= Valuation-based system =

Valuation-based system (VBS) is a framework for knowledge representation and inference. Real-world problems are modeled in this framework by a network of interrelated entities, called variables. The relationships between variables (possibly uncertain or imprecise) are represented by the functions called valuations. The two basic operations for performing inference in a VBS are combination and marginalization. Combination corresponds to the aggregation of knowledge, while marginalization refers to the focusing (coarsening) of it. VBSs were introduced by Prakash P. Shenoy in 1989 as general frameworks for managing uncertainty in expert systems.

==Applications==
VBS are used for knowledge representation in expert systems and data fusion.

==Bibliography==
- Shenoy, Prakash P. A valuation-based language for expert systems. Int.

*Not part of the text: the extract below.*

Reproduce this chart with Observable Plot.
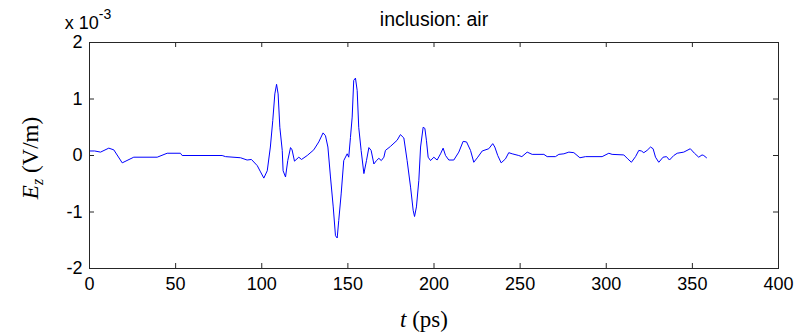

Journal of Approximate Reasoning, vol. 3, no. 2, pages 383–411, 1989.
- Shenoy, Prakash P. Valuation based systems: A framework for managing uncertainty in expert systems. In L. A. Zadeh and J. Kacprzyk, editors, Fuzzy Logic and the Management of Uncertainty, chapter 4, pages 83–104. Wiley, New York, 1992.
- Shenoy, Prakash P. and Shafer, G. Axioms for probability and belief-function propagation. In J. Pearl G. Shafer, editor, Readings in uncertain reasoning, pages 575–610. San Mateo, CA: Morgan Kaufmann, 1990.